BRIEF DESCRIPTION OF THE DRAWINGS
[0025] FIG. 1 is a diagram representing an exemplary device
including a system for selecting, marking, and pasting of a
selected text segment to an application in accordance with one
embodiment of the present invention;
[0026] FIG. 2 is a diagram representing the exemplary device
depicted in FIG. 1 following marking of selected text segment in
accordance with one embodiment of the present invention;
[0027] FIG. 3 is a flow chart representing a system and method for
selecting, marking, and pasting of selected text segment to an
application in accordance with one embodiment of the present
invention;
[0028] FIG. 4 is a diagram representing disambiguation of a
selected text segment and pasting of the selected text to fields of
an application in accordance with one embodiment of the present
invention; and
[0029] FIG. 5 is a diagram representing an aspect of the present
invention wherein certain processes may be performed as background
operations.
DETAILED DESCRIPTION OF EMBODIMENTS
[0030] The term "electronic equipment" as referred to herein
includes portable radio communication equipment. The term "portable
radio communication equipment", also referred to herein as a
"mobile radio terminal" or "mobile device", includes all equipment
such as mobile phones, pagers, communicators, e.g., electronic
organizers, personal digital assistants (PDAs), smart phones or the
like.
[0031] Many of the elements discussed in this specification,
whether referred to as a "system" a "module" a "circuit" or
similar, may be implemented in hardware circuit(s), a processor
executing software code, or a combination of a hardware circuit and
a processor executing code. As such, the term circuit as used
throughout this specification is intended to encompass a hardware
circuit (whether discrete elements or an integrated circuit block),
a processor executing code, or a combination of a hardware circuit
and a processor executing code, or other combinations of the above
known to those skilled in the art.
[0032] In the drawings, each element with a reference number is
similar to other elements with the same reference number
independent of any letter designation following the reference
number. In the text, a reference number with a specific letter
designation following the reference number refers to the specific
element with the number and letter designation and a reference
number without a specific letter designation refers to all elements
with the same reference number independent of any letter
designation following the reference number in the drawings.

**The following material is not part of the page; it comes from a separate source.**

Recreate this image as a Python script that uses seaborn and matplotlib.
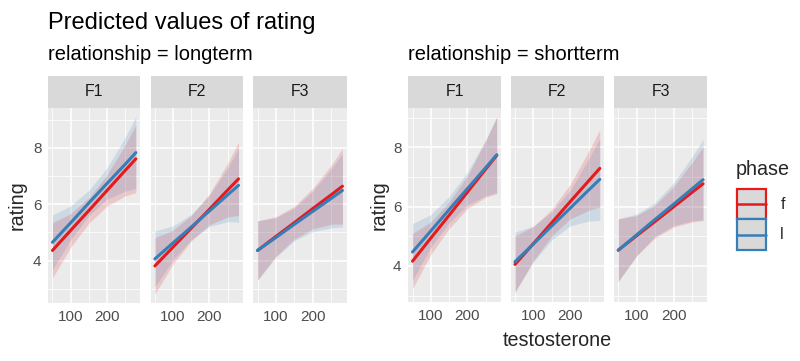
# ============================================================
# Predicted values of rating ~ testosterone
# two groups (relationship) x three facets (F1-F3), hue = phase
# ============================================================

import numpy as np
import pandas as pd
import matplotlib
matplotlib.use('Agg')
import matplotlib.pyplot as plt
import seaborn as sns
from matplotlib.patches import Rectangle
from matplotlib.lines import Line2D
from matplotlib.legend_handler import HandlerBase

# -------------------------------------------------------
# DATA
# -------------------------------------------------------

# x values where the predictions were read
testosterone = [50, 100, 150, 200, 250, 280]
facets = ['F1', 'F2', 'F3']
relationships = ['longterm', 'shortterm']
phases = ['f', 'l']

# each list: F1 values | F2 values | F3 values
long_f_fit = [4.36, 5.07, 5.77, 6.48, 7.19, 7.61,
              3.81, 4.48, 5.15, 5.82, 6.50, 6.90,
              4.36, 4.86, 5.35, 5.85, 6.34, 6.64]
long_f_low = [3.38, 4.47, 5.32, 5.93, 6.29, 6.41,
              2.81, 3.88, 4.70, 5.27, 5.55, 5.60,
              3.31, 4.16, 4.77, 5.13, 5.29, 5.30]
long_f_high = [5.34, 5.67, 6.22, 7.03, 8.09, 8.81,
               4.81, 5.08, 5.60, 6.37, 7.45, 8.20,
               5.41, 5.56, 5.93, 6.57, 7.39, 7.98]

long_l_fit = [4.65, 5.34, 6.04, 6.73, 7.41, 7.83,
              4.06, 4.63, 5.19, 5.76, 6.33, 6.67,
              4.36, 4.82, 5.29, 5.75, 6.21, 6.49]
long_l_low = [3.68, 4.74, 5.59, 6.18, 6.46, 6.56,
              3.07, 4.03, 4.74, 5.21, 5.38, 5.36,
              3.31, 4.12, 4.71, 5.03, 5.16, 5.19]
long_l_high = [5.62, 5.94, 6.49, 7.28, 8.36, 9.10,
               5.05, 5.23, 5.64, 6.31, 7.28, 7.98,
               5.41, 5.52, 5.87, 6.47, 7.26, 7.79]

short_f_fit = [4.16, 4.94, 5.71, 6.49, 7.27, 7.73,
               4.05, 4.75, 5.46, 6.17, 6.87, 7.29,
               4.53, 5.02, 5.50, 5.99, 6.48, 6.77]
short_f_low = [3.23, 4.39, 5.26, 5.94, 6.32, 6.43,
               3.09, 4.17, 5.01, 5.59, 5.87, 5.99,
               3.48, 4.34, 4.95, 5.31, 5.48, 5.53]
short_f_high = [5.09, 5.49, 6.16, 7.04, 8.22, 9.03,
                5.01, 5.33, 5.91, 6.75, 7.87, 8.59,
                5.58, 5.70, 6.05, 6.67, 7.48, 8.01]

short_l_fit = [4.47, 5.18, 5.90, 6.61, 7.32, 7.75,
               4.14, 4.74, 5.35, 5.95, 6.56, 6.92,
               4.53, 5.05, 5.57, 6.08, 6.60, 6.91]
short_l_low = [3.51, 4.63, 5.45, 6.06, 6.37, 6.48,
               3.14, 4.14, 4.88, 5.35, 5.51, 5.54,
               3.47, 4.35, 5.00, 5.36, 5.52, 5.55]
short_l_high = [5.43, 5.73, 6.35, 7.16, 8.27, 9.02,
                5.14, 5.34, 5.82, 6.55, 7.61, 8.30,
                5.59, 5.75, 6.14, 6.80, 7.68, 8.27]

# long table, the way ggeffects would return it
series = [
    ('longterm', 'f', long_f_fit, long_f_low, long_f_high),
    ('longterm', 'l', long_l_fit, long_l_low, long_l_high),
    ('shortterm', 'f', short_f_fit, short_f_low, short_f_high),
    ('shortterm', 'l', short_l_fit, short_l_low, short_l_high),
]
rows = []
for rel, ph, fit, low, high in series:
    for i, fac in enumerate(facets):
        for j, x in enumerate(testosterone):
            k = i * len(testosterone) + j
            rows.append({'relationship': rel, 'facet': fac, 'phase': ph,
                         'testosterone': x, 'predicted': fit[k],
                         'conf_low': low[k], 'conf_high': high[k]})
df = pd.DataFrame(rows)

# -------------------------------------------------------
# STYLE
# -------------------------------------------------------

sns.set_theme(style='darkgrid')
plt.rcParams['font.family'] = ['Liberation Sans', 'DejaVu Sans']

phase_colors = {'f': '#E41A1C', 'l': '#377EB8'}
W, H = 800, 361

def px_box(x0, x1, y0, y1):
    # pixel box (top-left origin) -> figure fraction
    return [x0 / W, 1 - y1 / H, (x1 - x0) / W, (y1 - y0) / H]

panel_x = {'longterm': [(48.3, 140), (150.7, 242.7), (253.3, 346.7)],
           'shortterm': [(408.3, 501), (510.7, 604), (614, 707.3)]}
panel_y = {'longterm': (108, 303), 'shortterm': (108, 301.7)}
strip_top = 76

fig = plt.figure(figsize=(W / 100, H / 100), dpi=100)

# -------------------------------------------------------
# PANELS
# -------------------------------------------------------

x_lo, x_hi = min(testosterone), max(testosterone)
x_pad = (x_hi - x_lo) * 0.05

for rel in relationships:
    sub_rel = df[df['relationship'] == rel]
    y_lo, y_hi = sub_rel['conf_low'].min(), sub_rel['conf_high'].max()
    y_pad = (y_hi - y_lo) * 0.05
    top, bottom = panel_y[rel]

    for i, fac in enumerate(facets):
        x0, x1 = panel_x[rel][i]
        ax = fig.add_axes(px_box(x0, x1, top, bottom))
        sub = sub_rel[sub_rel['facet'] == fac]

        # confidence ribbons first
        for ph in phases:
            d = sub[sub['phase'] == ph]
            ax.fill_between(d['testosterone'], d['conf_low'], d['conf_high'],
                            color=phase_colors[ph], alpha=0.17, linewidth=0)
        # then the prediction lines
        sns.lineplot(data=sub, x='testosterone', y='predicted', hue='phase',
                     hue_order=phases, palette=phase_colors, linewidth=2.2,
                     legend=False, ax=ax)

        ax.set_xlim(x_lo - x_pad, x_hi + x_pad)
        ax.set_ylim(y_lo - y_pad, y_hi + y_pad)
        ax.set_facecolor('#EBEBEB')
        for s in ax.spines.values():
            s.set_visible(False)
        ax.set_xticks([100, 200])
        ax.set_xticks([50, 150, 250], minor=True)
        ax.set_yticks([4, 6, 8])
        ax.set_yticks([3, 5, 7, 9], minor=True)
        ax.grid(which='major', color='white', linewidth=1.1)
        ax.grid(which='minor', color='white', linewidth=0.55)
        ax.set_axisbelow(True)
        ax.set_xlabel('')
        ax.set_ylabel('')
        ax.tick_params(which='major', length=2.9, width=0.8, color='#333333',
                       labelcolor='#4D4D4D', labelsize=11, pad=2)
        ax.tick_params(which='minor', length=0)
        if i > 0:
            ax.tick_params(axis='y', which='major', length=0, labelleft=False)

        # facet strip
        sax = fig.add_axes(px_box(x0, x1, strip_top, top))
        sax.set_facecolor('#D9D9D9')
        sax.set_xticks([])
        sax.set_yticks([])
        for s in sax.spines.values():
            s.set_visible(False)
        sax.text(0.5, 0.5, fac, ha='center', va='center', fontsize=11.4,
                 color='#1A1A1A', transform=sax.transAxes)

# -------------------------------------------------------
# TEXTS
# -------------------------------------------------------

fig.text(48 / W, 1 - 23 / H, 'Predicted values of rating', fontsize=17,
         ha='left', va='center', color='black')
fig.text(48 / W, 1 - 55 / H, 'relationship = longterm', fontsize=14.5,
         ha='left', va='center', color='black')
fig.text(408 / W, 1 - 55 / H, 'relationship = shortterm', fontsize=14.5,
         ha='left', va='center', color='black')
fig.text(17 / W, 1 - 205 / H, 'rating', fontsize=14.2, rotation=90,
         ha='center', va='center')
fig.text(379 / W, 1 - 205 / H, 'rating', fontsize=14.2, rotation=90,
         ha='center', va='center')
fig.text(557.8 / W, 1 - 340.5 / H, 'testosterone', fontsize=14.2,
         ha='center', va='center')

# -------------------------------------------------------
# LEGEND
# -------------------------------------------------------

# ggplot-like key: grey ribbon box with coloured border and a line in the middle
class RibbonKey(HandlerBase):
    def create_artists(self, legend, orig_handle, xdescent, ydescent,
                       width, height, fontsize, trans):
        c = orig_handle.get_color()
        box = Rectangle((-xdescent + 1, -ydescent), width - 2, height,
                        facecolor='#D9D9D9', edgecolor=c, linewidth=1.6,
                        transform=trans)
        mid = -ydescent + height / 2
        line = Line2D([-xdescent + 1, -xdescent + width - 1], [mid, mid],
                      color=c, linewidth=1.8, transform=trans)
        return [box, line]

handles = [Line2D([], [], color=phase_colors[ph]) for ph in phases]
leg = fig.legend(handles, phases, title='phase', loc='upper left',
                 bbox_to_anchor=(736 / W, 1 - 160 / H), frameon=False,
                 fontsize=11.4, title_fontsize=14.2, handlelength=2.0,
                 handleheight=2.6, labelspacing=0.0, handletextpad=0.8,
                 borderpad=0, borderaxespad=0,
                 handler_map={Line2D: RibbonKey()})
leg._legend_box.align = 'left'
leg._legend_box.sep = 7

plt.savefig('out.png', dpi=100)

[0033] With reference to FIG. 1, an exemplary device 10 may be
embodied in a digital camera, mobile telephone, mobile PDA,
notebook or laptop computer, television, or other device which may
include a display screen 12, a digital camera system 26 (or other
means for obtaining a still or motion video image for rendering on
the display screen 12), an audio circuit 30 for generating an audio
signal representative of spoken words uttered by the user and
captured by a microphone 36, and a processor 27 controlling
operation of the foregoing as well as executing code embodied in
various applications 25.
[0034] In general, an application, such as an application 26,
drives rendering of a still or motion video digital image 15 on the
display screen 12. For purposes of illustrating the present
invention, the rendering of the image 15 on the display may
comprise any of: i) a real time still or video image output of the
camera system 28 such that the display is functioning as a "view
finder" for the camera system (no need to store the still or video
image); ii) a still digital image or video clip captured by the
camera system 28 and stored in volatile memory but not yet stored
in the database 31; iii) a still digital image or video clip
previously stored in a database 32 managed by the application 26;
and/or iv) a still digital image or video clip provided by another
source and rendered on the display screen 12. Such other source may
be any of: i) a television signal broadcaster providing the image
by way of television broadcast ii) a remote device capable of
internet communication (email, messaging, file transfer, etc)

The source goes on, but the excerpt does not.